А Беслан — это тема про всю страну в целом. Здесь уже, наверное, не про особенность культуры как таковой, а про трагедию всего человечества. И Елена Гремина, режиссер спектакля, очень верно определила эту трагедию как античную. Это, опять же, про то, что ты имеешь право. Право скорбеть так, как посчитаешь нужным.
«Ты будешь лежать в дурке!»
— Как вы зарабатываете на жизнь? Понятно, что «Театр.doc» и его проекты — это не про деньги.
— Пока мое существование закрывает грант. А потом, я же текстовик, редактирую, работаю на фрилансе. У театра нет штатных сотрудников. Просто нужно постараться сделать площадку самоокупаемой. Сейчас я придумываю проект «Медиа.doc» с разными сумасшедшими форматами, вроде подкаста «Радио.doc», включив который можно услышать, ну не знаю, шум Владивостока в 4 утра. Вот этот доковский принцип существования перенести в медиа, которое доступно в любой точке мира, а не только группе московских интеллектуалов или маргиналов. Пока непонятно, на какие деньги делать сайт. Но нужно искать. Может быть, кто-то проникнется этим форматом «антимедиа».
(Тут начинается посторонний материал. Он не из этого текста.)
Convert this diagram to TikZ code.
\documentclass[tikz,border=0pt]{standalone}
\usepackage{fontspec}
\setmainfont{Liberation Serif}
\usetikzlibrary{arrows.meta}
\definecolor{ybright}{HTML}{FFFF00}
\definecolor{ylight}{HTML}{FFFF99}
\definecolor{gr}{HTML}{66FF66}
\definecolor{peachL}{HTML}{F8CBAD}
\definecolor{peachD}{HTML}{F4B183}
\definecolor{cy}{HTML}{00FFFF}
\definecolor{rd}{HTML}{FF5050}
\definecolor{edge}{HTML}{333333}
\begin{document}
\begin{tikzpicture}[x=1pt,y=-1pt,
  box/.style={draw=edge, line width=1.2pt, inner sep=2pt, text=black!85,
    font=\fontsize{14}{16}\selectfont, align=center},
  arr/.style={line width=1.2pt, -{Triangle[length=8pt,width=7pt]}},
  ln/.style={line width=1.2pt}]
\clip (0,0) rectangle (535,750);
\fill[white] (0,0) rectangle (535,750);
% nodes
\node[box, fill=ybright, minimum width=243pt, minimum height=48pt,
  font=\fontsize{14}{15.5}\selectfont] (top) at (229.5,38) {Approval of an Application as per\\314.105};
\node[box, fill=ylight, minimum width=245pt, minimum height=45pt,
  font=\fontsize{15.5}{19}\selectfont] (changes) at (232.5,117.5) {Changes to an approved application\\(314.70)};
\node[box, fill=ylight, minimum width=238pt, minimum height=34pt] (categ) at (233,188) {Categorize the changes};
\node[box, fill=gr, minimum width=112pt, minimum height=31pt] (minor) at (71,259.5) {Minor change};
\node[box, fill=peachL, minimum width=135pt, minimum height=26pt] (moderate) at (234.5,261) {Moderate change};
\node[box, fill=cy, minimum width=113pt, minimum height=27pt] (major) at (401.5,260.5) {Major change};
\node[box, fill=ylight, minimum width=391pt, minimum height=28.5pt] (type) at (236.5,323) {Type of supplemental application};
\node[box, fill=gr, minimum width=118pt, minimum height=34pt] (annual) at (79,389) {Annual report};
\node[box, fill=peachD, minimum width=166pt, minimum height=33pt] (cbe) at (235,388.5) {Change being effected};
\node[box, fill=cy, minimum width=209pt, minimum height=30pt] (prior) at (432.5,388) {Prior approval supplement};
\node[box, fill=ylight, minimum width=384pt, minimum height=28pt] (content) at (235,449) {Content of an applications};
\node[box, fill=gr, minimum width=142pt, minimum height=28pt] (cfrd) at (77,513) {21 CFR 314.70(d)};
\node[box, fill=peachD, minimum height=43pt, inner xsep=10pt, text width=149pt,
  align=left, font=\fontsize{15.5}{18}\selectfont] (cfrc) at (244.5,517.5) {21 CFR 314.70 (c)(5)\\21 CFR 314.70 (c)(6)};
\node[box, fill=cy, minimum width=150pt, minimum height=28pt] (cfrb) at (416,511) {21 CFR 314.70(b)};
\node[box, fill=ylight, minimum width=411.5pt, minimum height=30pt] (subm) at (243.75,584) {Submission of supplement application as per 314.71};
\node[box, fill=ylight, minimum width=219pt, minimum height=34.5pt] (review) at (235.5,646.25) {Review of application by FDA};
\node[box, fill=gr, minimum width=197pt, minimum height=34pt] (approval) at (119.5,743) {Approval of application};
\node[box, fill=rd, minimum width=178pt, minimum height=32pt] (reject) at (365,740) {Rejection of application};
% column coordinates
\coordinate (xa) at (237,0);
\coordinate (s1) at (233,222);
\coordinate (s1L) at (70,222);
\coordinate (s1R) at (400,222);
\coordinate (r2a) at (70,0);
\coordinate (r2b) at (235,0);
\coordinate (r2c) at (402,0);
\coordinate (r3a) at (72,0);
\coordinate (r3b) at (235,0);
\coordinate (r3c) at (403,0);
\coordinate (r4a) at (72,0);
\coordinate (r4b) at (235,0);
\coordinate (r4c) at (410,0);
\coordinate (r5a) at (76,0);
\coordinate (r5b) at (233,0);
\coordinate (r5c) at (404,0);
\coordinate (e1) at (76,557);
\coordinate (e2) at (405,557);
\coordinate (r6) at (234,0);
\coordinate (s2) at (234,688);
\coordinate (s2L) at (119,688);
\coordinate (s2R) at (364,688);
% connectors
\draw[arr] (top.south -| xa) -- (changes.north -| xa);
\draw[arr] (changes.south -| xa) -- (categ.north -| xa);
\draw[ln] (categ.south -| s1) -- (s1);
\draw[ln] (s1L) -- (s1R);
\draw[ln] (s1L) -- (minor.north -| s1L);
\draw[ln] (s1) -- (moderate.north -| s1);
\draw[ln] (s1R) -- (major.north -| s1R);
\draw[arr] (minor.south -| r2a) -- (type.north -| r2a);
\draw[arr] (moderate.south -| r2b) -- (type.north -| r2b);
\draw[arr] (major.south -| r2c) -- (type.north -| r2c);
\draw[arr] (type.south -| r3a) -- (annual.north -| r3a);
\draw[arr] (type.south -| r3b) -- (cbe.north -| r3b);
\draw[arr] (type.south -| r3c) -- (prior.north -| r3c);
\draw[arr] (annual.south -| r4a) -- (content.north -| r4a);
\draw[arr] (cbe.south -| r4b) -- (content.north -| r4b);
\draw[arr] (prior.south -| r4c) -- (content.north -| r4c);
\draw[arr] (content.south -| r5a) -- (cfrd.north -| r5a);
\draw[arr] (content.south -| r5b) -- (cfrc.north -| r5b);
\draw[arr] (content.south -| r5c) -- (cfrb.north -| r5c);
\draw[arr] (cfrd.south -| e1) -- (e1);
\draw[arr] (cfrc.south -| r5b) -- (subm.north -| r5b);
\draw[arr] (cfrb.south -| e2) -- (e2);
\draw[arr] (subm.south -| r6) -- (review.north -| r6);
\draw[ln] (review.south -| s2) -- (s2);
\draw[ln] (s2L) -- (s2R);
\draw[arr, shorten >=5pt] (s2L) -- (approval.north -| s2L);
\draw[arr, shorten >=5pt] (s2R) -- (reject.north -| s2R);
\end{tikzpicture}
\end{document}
— Вы не скрываете, что у вас биполярное расстройство. Открыто и публично говорите об этой проблеме, тем самым мотивируя свою аудиторию серьезно и осмысленно подходить к ментальному здоровью, к таким диагнозам, как депрессия, лечиться, не опасаясь общественного осуждения.
— Все ведь пишут про депрессию одно и то же: ты не в силах объяснить свое состояние тем людям, которые в нем никогда не были. Не потому, что у кого-то супердефицит эмпатии. Нет. Это как с любовью. Как описать, что это за химия такая происходит в твоем теле? У меня был длительный период отрицания. Но если ты не лечишь или не купируешь психическое заболевание, как и любое другое, — оно прогрессирует. Нужно чаще говорить об этом. Как только ты принимаешь собственный диагноз — становишься более ответственным. И уже не болезнь носит тебя по жизни, а ты сама за нее отвечаешь. Это такая простая и офигенная штука. Возможность борьбы. Осознание, что ты не виноват в том, что с тобой происходит. Смертность от депрессий чуть ли не на четвертом или пятом месте, по официальной мировой статистике. Полезный адрес — Московский НИИ психиатрии Сербского на улице Потешной, там прекрасные врачи.
Конечно, сложно бороться с мифами вокруг этой темы. Это как восклицание моей мамы: «О ужас, ты будешь лежать в дурке!» Я лучше 10 дней полежу в дурке и буду нормальным человеком, чем выйду в окно. Лечиться — это нормально.
— Что бы вы сказали напоследок? Ваш личный посыл в будущее.
— Будущего нет. Серьезно. У меня такое четкое ощущение, что наше завтра у нас отобрали. Ты ни в чем не уверен. Идет война, и не факт, что завтра она не придет к твоему порогу. Я потеряла двух моих учителей. И с этим тоже нужно как-то научиться жить. Но это все не отменяет того, что нужно работать. Много и, главное, честно. Не лажать в этой честности. Не идти на компромиссы. Чем больше запретов, тем яростнее искусство. Мне кажется, это работает именно так.